In drafting and negotiating contractual rules and standards, lawyers and their clients make decisions by instinct or experience. But if the benefit of the rule is clear, so too is the cost. In a business deal of any size and complexity, it is difficult for contracting parties to foresee most, let alone all, contingencies and details of performance. Attempting to do so entails costs in terms of parties’ and lawyers’ time, and it may delay the transaction. Another problem with a rule is that changes in circumstances can expose gaps in the contract. If a scenario is not explicitly covered, no performance is specified and none needs to occur. The specificity that makes a rule desirable can also make it easy to avoid when one party has no incentive to avoid it.
An alternative to a rule is a standard: rather than specifying performance in detail, parties can agree to a broad statement of what they expect from each other. Not all terms of all deals can be codified with standards. But in many situations’ standards can be used appropriately. If a deal unfolds as expected, there will be no disagreement regarding fulfilment of a standard and the parties will certainly have gained by saving themselves the trouble of specifying all the details. If circumstances change, a standard can allow for adaptation and an alignment of expectations better than a rule world. But it also might not. Standards leave the details for later and, if the parties do not agree with how those details are filled in, a judge may have to decide for them.

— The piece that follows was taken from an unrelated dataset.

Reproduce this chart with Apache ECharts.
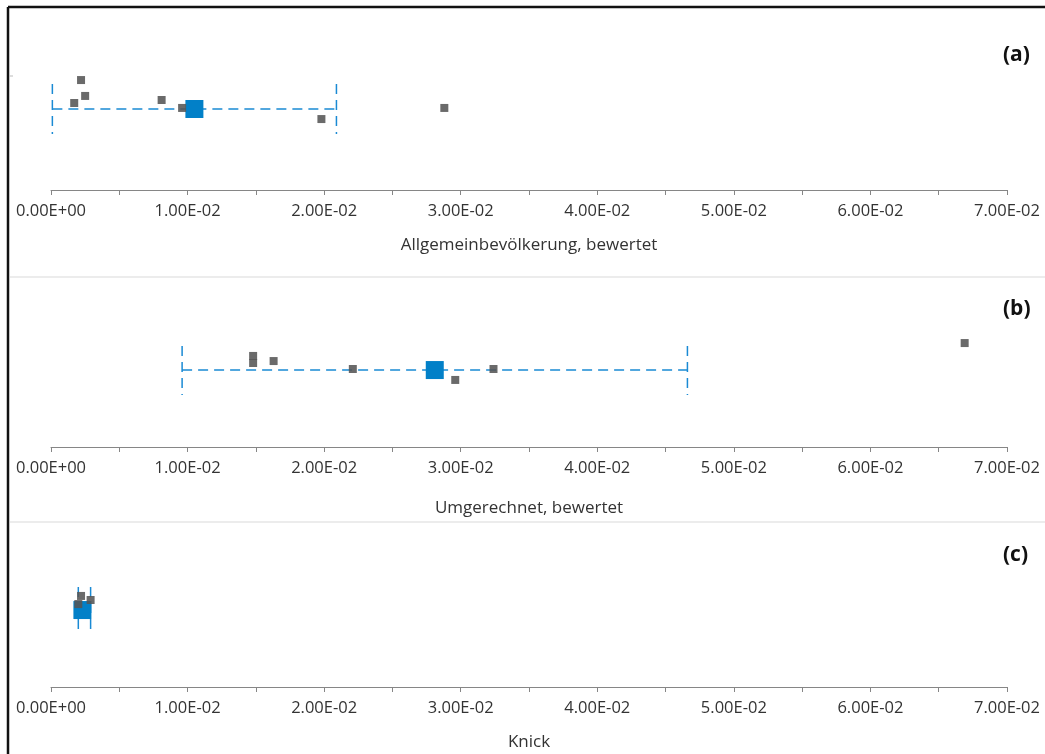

The disadvantage of a rule, then, is that it may leave gaps, especially if circumstances change, while the disadvantage of a standard is its vagueness and associated uncertainty. One way to minimize these disadvantages and exploit the advantages each has to offer is to combine the two by backing up a rule with a standard that will fill gaps that the rule may leave open. There is one last alternative to rules, standards, and simplified rules. Parties may deliberately leave a contractual issue unresolved. It is a strategic omission.
Ultimately, Deals is a book that is a fine masterclass in understanding what is required to negotiate a deal, not necessarily always in a business environment, but in other scenarios too. The fact remains that there some basic economic principles underlying these negotiations with some economic and legal challenges too. Taking these into account, would help strategize better particularly when external factors are evolving rapidly. Some of these factors are human behaviour and expectations, interpretation of specific terminology in the contracts drafted at a future date, increasing use of AI, emerging technology, markets, information gathering, data collection, information dissemination and analysis etc. All these are playing an increasing critical role in taking decisions. Yet the fact remains that whether you are a business person, an economist, or a legal professional, experience and informed judgement matters.
Authors: Michael Klausner & Guhan Subramanian
Publication details: Harvard University Press, 2024. Pp. 164. Hb. Rs 599.